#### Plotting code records
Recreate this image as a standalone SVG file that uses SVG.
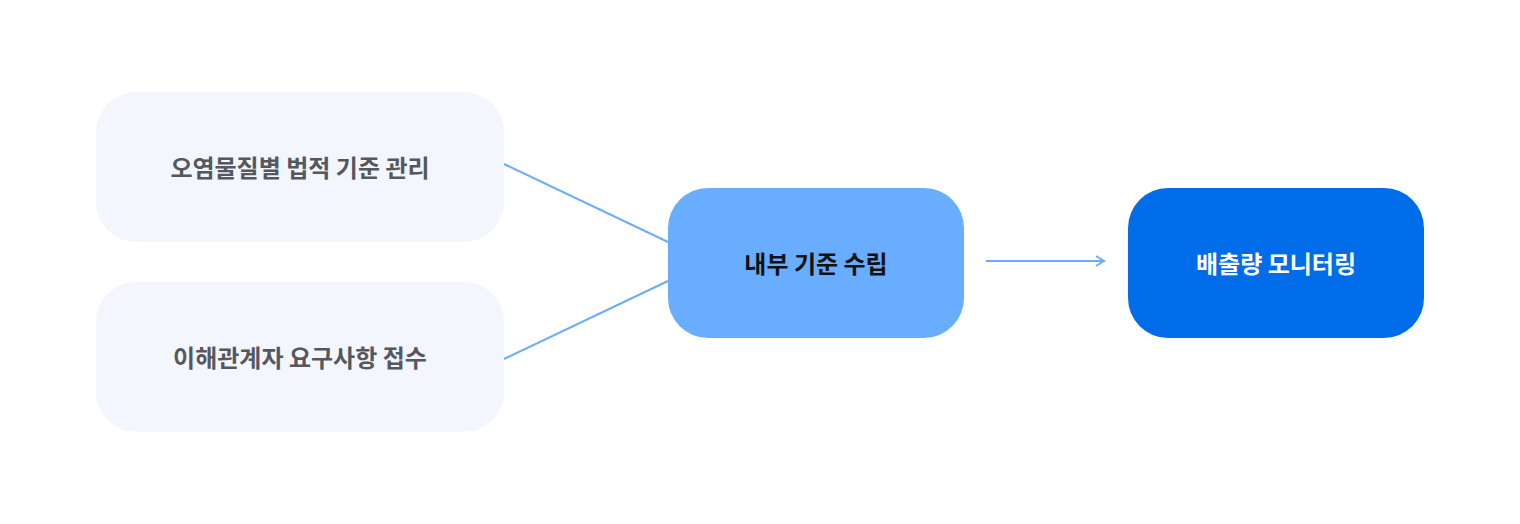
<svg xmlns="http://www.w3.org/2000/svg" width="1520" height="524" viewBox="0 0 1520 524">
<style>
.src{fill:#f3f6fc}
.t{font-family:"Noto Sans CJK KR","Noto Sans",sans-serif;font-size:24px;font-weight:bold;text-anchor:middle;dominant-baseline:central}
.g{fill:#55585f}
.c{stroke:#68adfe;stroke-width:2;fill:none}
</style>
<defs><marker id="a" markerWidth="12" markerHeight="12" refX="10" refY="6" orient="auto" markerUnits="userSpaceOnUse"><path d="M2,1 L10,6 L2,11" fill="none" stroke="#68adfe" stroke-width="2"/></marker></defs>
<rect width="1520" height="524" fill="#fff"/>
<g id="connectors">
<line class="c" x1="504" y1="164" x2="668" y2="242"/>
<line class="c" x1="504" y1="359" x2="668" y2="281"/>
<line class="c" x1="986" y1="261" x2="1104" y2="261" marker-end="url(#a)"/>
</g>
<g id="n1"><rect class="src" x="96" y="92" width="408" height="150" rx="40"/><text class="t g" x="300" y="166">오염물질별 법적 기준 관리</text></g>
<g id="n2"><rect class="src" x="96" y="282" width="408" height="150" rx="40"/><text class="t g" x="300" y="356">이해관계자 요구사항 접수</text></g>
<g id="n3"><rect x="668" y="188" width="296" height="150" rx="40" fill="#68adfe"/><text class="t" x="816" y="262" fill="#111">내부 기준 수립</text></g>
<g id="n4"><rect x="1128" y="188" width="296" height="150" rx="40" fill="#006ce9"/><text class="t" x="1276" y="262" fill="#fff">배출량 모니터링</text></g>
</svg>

---

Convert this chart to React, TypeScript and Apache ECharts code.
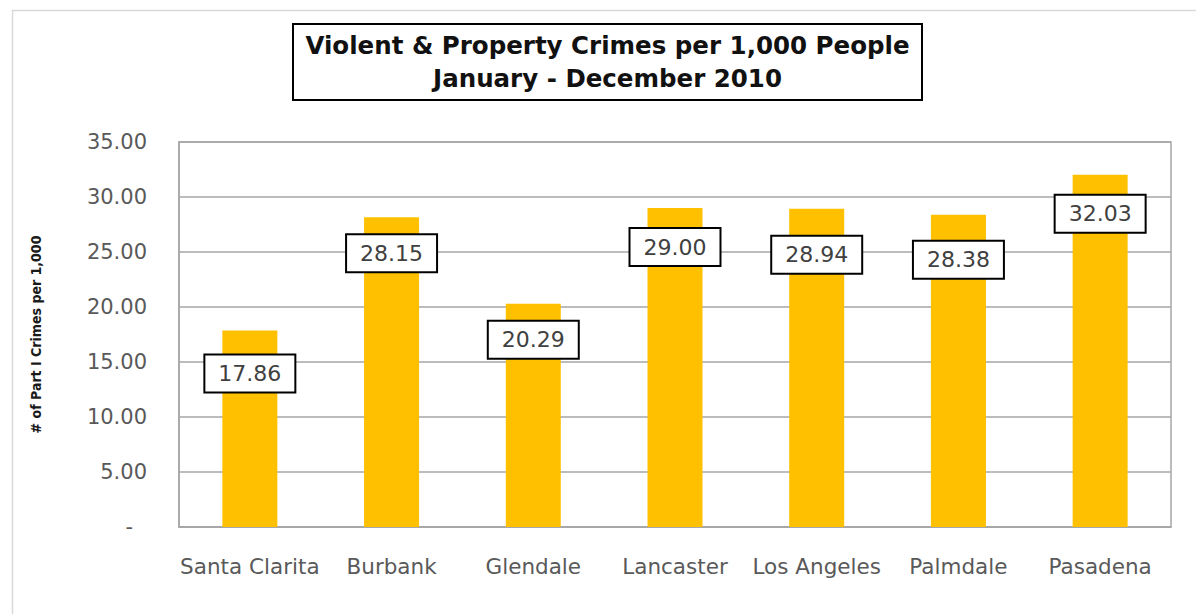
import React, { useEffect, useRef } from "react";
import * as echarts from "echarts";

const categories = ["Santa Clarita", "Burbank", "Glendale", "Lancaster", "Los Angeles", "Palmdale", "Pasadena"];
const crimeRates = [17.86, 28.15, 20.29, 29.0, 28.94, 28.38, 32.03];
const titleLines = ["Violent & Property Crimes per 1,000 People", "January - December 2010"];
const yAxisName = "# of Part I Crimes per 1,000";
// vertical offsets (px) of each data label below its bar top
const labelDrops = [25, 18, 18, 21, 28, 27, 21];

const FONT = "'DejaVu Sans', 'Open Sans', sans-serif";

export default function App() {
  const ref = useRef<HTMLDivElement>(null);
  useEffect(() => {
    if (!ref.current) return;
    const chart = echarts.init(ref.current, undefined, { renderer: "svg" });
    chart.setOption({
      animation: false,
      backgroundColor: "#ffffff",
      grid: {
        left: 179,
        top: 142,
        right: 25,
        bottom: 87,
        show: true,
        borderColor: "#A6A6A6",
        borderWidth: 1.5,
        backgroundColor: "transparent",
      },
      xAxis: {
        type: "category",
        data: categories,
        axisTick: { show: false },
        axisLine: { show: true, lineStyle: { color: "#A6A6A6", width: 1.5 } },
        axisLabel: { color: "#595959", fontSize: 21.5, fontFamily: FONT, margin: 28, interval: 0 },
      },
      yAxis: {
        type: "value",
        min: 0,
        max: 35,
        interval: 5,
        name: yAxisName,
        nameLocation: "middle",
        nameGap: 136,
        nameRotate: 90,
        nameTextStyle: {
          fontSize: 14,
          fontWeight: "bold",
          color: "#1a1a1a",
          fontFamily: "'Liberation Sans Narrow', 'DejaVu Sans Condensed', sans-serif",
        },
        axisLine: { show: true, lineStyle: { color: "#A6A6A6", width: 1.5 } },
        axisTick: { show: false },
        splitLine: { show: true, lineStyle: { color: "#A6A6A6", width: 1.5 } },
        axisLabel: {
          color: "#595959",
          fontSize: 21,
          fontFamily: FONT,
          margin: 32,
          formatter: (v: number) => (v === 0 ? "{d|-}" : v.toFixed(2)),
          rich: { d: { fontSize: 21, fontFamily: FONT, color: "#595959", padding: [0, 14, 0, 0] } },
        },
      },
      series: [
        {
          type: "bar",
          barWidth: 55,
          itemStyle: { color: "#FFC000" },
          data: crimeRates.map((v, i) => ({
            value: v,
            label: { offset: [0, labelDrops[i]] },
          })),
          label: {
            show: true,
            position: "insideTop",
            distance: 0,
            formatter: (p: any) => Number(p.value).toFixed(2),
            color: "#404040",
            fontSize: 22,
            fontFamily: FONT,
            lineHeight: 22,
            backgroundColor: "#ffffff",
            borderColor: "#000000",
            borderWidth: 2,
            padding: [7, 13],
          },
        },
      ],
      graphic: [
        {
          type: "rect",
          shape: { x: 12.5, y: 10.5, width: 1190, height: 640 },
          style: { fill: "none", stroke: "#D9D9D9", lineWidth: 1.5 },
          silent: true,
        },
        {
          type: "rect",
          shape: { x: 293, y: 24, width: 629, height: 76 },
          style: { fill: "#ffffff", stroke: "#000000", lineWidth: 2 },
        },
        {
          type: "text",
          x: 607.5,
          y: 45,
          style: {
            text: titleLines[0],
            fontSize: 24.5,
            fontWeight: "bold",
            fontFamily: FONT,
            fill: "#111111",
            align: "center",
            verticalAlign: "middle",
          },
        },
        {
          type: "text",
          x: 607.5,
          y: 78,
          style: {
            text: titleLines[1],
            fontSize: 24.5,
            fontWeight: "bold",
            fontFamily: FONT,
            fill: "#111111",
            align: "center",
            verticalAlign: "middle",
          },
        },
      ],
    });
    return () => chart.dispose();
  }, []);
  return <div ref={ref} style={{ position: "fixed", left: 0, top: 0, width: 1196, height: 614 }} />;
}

#### Exercise brief
What is the number of lines containing "React"? Give that number only.

#### Answer to this exercise
2